Professor McEvoy Wins Award for His ‘Show Me What You Can Do’ Teaching Style

Professor Kevin McEvoy
Marketing professor Kevin McEvoy, pictured above, has been awarded the UConn Foundation’s University Faculty Excellence in Undergraduate Teaching Award. In this photo from 2019 he is receiving the Graduate Teaching Award. (Contributed Photo)

Marketing professor Kevin McEvoy, a champion of real-world learning and a perennial favorite educator among students, has been awarded the University Faculty Excellence in Undergraduate Teaching Award from the UConn Foundation.

McEvoy, who has worked for corporate giants including General Foods, Colgate Palmolive, Pepperidge Farm (Campbell Soup), Haagen-Dazs (then Pillsbury), and consulted with industry leaders including McNeil Consumer (Johnson & Johnson), Good Humor/Breyers (Unilever), Keebler, SC Johnson and many others, said he wants to develop students who think like industry professionals.

“I treat them like they’re working for a company,” he said. “I say, ‘I’ve got news for you. Your bosses won’t give you a test, they’ll give you a task. I want to prepare you for that. Get your hands dirty. Show me what you can do!'”

For instance, at the beginning of the advertising course he teaches, McEvoy asks the students to select a brand they’d like to represent. Typically, they vie for a specific leading brand like Netflix, Tesla, or Apple Watch.

In every subsequent class session, he gives a lecture on a specific subject like pricing, or distribution, or consumer decision-making. The students have to apply it to the brand they’ve chosen, and be ready to present and defend their findings and plans in the following class. By the time the course is finished, they have a complete, coherent, comprehensive campaign, and the evidence, analysis, and experience to back up their findings and present their decisions.

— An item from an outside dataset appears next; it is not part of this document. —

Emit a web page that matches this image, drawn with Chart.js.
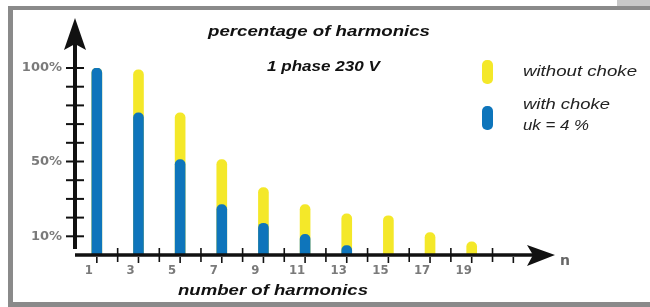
<!DOCTYPE html>
<html>
<head>
<meta charset="utf-8">
<script src="https://cdn.jsdelivr.net/npm/chart.js@4/dist/chart.umd.min.js"></script>
<style>
  html, body { margin: 0; padding: 0; background: #fff; }
  #wrap { position: relative; width: 650px; height: 307px; }
</style>
</head>
<body>
<div id="wrap"><canvas id="c" width="650" height="307"></canvas></div>
<script>
// ---- data ----
const harmonics = [1, 3, 5, 7, 9, 11, 13, 15, 17, 19];
const withoutChoke = [100, 99, 76, 51, 36, 27, 22, 21, 12, 7];
const withChoke = [100, 76, 51, 27, 17, 11, 5, null, null, null];
const yTickLabels = [10, 50, 100];
const seriesNames = ['without choke', 'with choke\nuk = 4 %'];
const titleText = 'percentage of harmonics';
const subtitleText = '1 phase 230 V';
const xTitleText = 'number of harmonics';
const xAxisName = 'n';

const YELLOW = '#f4e829';
const BLUE = '#0e75bb';

// draw text horizontally stretched to a given width (the reference type is wide)
function wideText(ctx, text, x, y, width) {
  const w = ctx.measureText(text).width;
  const sx = width / w;
  ctx.save();
  ctx.translate(x, y);
  ctx.scale(sx, 1);
  ctx.fillText(text, 0, 0);
  ctx.restore();
}

const deco = {
  id: 'deco',
  beforeDraw(chart) {
    const ctx = chart.ctx;
    ctx.save();
    ctx.fillStyle = '#fff';
    ctx.fillRect(0, 0, chart.width, chart.height);
    // frame
    ctx.fillStyle = '#8a8a8a';
    ctx.fillRect(8, 6, 642, 4);
    ctx.fillRect(8, 6, 5, 301);
    ctx.fillRect(8, 302, 642, 5);
    ctx.fillStyle = '#c8c8c8';
    ctx.fillRect(617, 0, 33, 6);
    ctx.restore();
  },
  afterDatasetsDraw(chart) {
    const ctx = chart.ctx;
    const xs = chart.scales.x, ys = chart.scales.y;
    const x0 = xs.getPixelForValue(0) - 1;
    const y0 = ys.getPixelForValue(0);
    ctx.save();
    ctx.fillStyle = '#111';
    ctx.strokeStyle = '#111';
    // y axis
    ctx.lineWidth = 4;
    ctx.beginPath();
    ctx.moveTo(x0, y0 - 6);
    ctx.lineTo(x0, 40);
    ctx.stroke();
    ctx.beginPath();
    ctx.moveTo(x0, 18);
    ctx.lineTo(x0 + 11, 50);
    ctx.lineTo(x0, 44);
    ctx.lineTo(x0 - 11, 50);
    ctx.closePath();
    ctx.fill();
    // y ticks
    ctx.lineWidth = 2;
    for (let v = 10; v <= 100; v += 10) {
      const py = ys.getPixelForValue(v);
      ctx.beginPath();
      ctx.moveTo(x0 - 9, py);
      ctx.lineTo(x0 + 9, py);
      ctx.stroke();
    }
    // x axis
    const tipX = xs.getPixelForValue(23);
    ctx.lineWidth = 3.5;
    ctx.beginPath();
    ctx.moveTo(x0, y0);
    ctx.lineTo(tipX - 20, y0);
    ctx.stroke();
    ctx.beginPath();
    ctx.moveTo(tipX, y0);
    ctx.lineTo(tipX - 28, y0 - 10);
    ctx.lineTo(tipX - 22, y0);
    ctx.lineTo(tipX - 28, y0 + 11);
    ctx.closePath();
    ctx.fill();
    // x ticks
    ctx.lineWidth = 1.6;
    for (let n = 1; n <= 21; n++) {
      const px = xs.getPixelForValue(n);
      ctx.beginPath();
      if (n % 2 === 0) {
        ctx.moveTo(px, y0 - 7);
        ctx.lineTo(px, y0 + 7);
      } else {
        ctx.moveTo(px, y0 + 2);
        ctx.lineTo(px, y0 + 8);
      }
      ctx.stroke();
    }
    // texts
    ctx.fillStyle = '#111';
    ctx.textBaseline = 'middle';
    ctx.textAlign = 'left';
    ctx.font = "bold italic 15px 'Liberation Sans', Arial, sans-serif";
    wideText(ctx, titleText, 208, 32, 222);
    wideText(ctx, subtitleText, 267, 67, 113);
    wideText(ctx, xTitleText, 178, 291, 190);
    ctx.fillStyle = '#666';
    ctx.font = "bold 14px 'DejaVu Sans', sans-serif";
    ctx.fillText(xAxisName, 560, 261);
    // legend
    const ds = chart.data.datasets;
    const markerY = [72, 118];
    const textY = [[72], [105, 126]];
    const textW = [[114], [87, 66]];
    const order = [1, 0];
    order.forEach((di, i) => {
      const d = ds[di];
      ctx.fillStyle = d.backgroundColor;
      ctx.beginPath();
      ctx.roundRect(482, markerY[i] - 12, 11, 24, 5);
      ctx.fill();
      ctx.fillStyle = '#222';
      ctx.font = "italic 15px 'Liberation Sans', Arial, sans-serif";
      const lines = d.label.split('\n');
      lines.forEach((ln, k) => wideText(ctx, ln, 523, textY[i][k], textW[i][k]));
    });
    ctx.restore();
  }
};

new Chart(document.getElementById('c'), {
  type: 'bar',
  data: {
    datasets: [
      {
        label: seriesNames[1],
        data: harmonics.map((n, i) => ({ x: n, y: withChoke[i] })),
        backgroundColor: BLUE,
        order: 0,
        grouped: false,
        barThickness: 10,
        borderRadius: 5,
        borderSkipped: 'start'
      },
      {
        label: seriesNames[0],
        data: harmonics.map((n, i) => ({ x: n, y: withoutChoke[i] })),
        backgroundColor: YELLOW,
        order: 1,
        grouped: false,
        barThickness: 10,
        borderRadius: 5,
        borderSkipped: 'start'
      }
    ]
  },
  options: {
    responsive: false,
    animation: false,
    devicePixelRatio: 1,
    layout: { padding: { top: 68, left: 0, right: 95, bottom: 22 } },
    plugins: { legend: { display: false }, tooltip: { enabled: false }, title: { display: false } },
    scales: {
      x: {
        type: 'linear', min: 0, max: 23, offset: false,
        grid: { display: false, drawTicks: false, offset: false },
        border: { display: false },
        afterFit(s) { s.height = 30; },
        ticks: {
          stepSize: 1, autoSkip: false, maxRotation: 0, padding: 8, labelOffset: -8,
          color: '#7a7a7a',
          font: { family: "'DejaVu Sans Condensed', 'DejaVu Sans', sans-serif", weight: 'bold', size: 13 },
          callback: v => harmonics.includes(v) ? String(v) : ''
        }
      },
      y: {
        min: 0, max: 100,
        grid: { display: false, drawTicks: false },
        border: { display: false },
        afterFit(s) { s.width = 76; },
        ticks: {
          stepSize: 10, autoSkip: false, padding: 14,
          color: '#7a7a7a',
          font: { family: "'DejaVu Sans', sans-serif", weight: 'bold', size: 13 },
          callback: v => yTickLabels.includes(v) ? v + '%' : ''
        }
      }
    }
  },
  plugins: [deco]
});
</script>
</body>
</html>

Professor Katherine Pancak, the Academic Director of Business Programs at the Stamford campus, where McEvoy works, said he is well deserving of the recognition. She described him as an exceptional teacher, with a lengthy and impressive record.

“Kevin has a true passion for teaching that is evident in the enthusiasm he is able to generate in his students in both undergraduate and graduate marketing courses,” she said. His student-assessment scores soar above the average—whether teaching in person or online. “It is abundantly evident that students love Kevin and are enriched by having him as a teacher,” she said.

McEvoy has supervised more than 90 independent study projects, internships and honors projects, and enthusiastically volunteers to support students in these additional endeavors, she said.

Since becoming a full-time faculty member in 2004, McEvoy has won numerous teaching awards, including the Foundation’s University Faculty Excellence in Graduate Teaching in 2019. He has been a frequent contributor to the business press, reviews academic journals, and presents at marketing conferences.

McEvoy said during his days in industry, he realized there was a great deal of ‘bad marketing.’

“I wanted to help the next generation do better than some of the things I saw,” he said. To often, he met marketers who were ‘surfing the next wave’ to a promotion and didn’t really care about the consequences of their actions—either to the company or to the consumer.

He teaches students to build their own brand and to develop expertise in a segment of the business, such as advertising or new product development. He then has students collect their materials in his now campus-famous “Toolbox Project,” which won the School of Business Teaching Innovation Award in 2015. He strongly encourages students to maintain their Toolbox as a part of their lifelong learning, and use it in their professions.

It is important to develop a specialty and to establish oneself early, McEvoy said. “Where companies would once give new employees a year to become impactful, they now want results within three months.”

“I expect my students to be better, smarter, and use more data than I did during my tenure as a marketing executive,” McEvoy said. “I never had children, so I never got to teach anyone how to fly a kite or go fishing. I get psychological satisfaction out of passing on the torch of my experience to my students, so that the knowledge I have isn’t going to end with me.”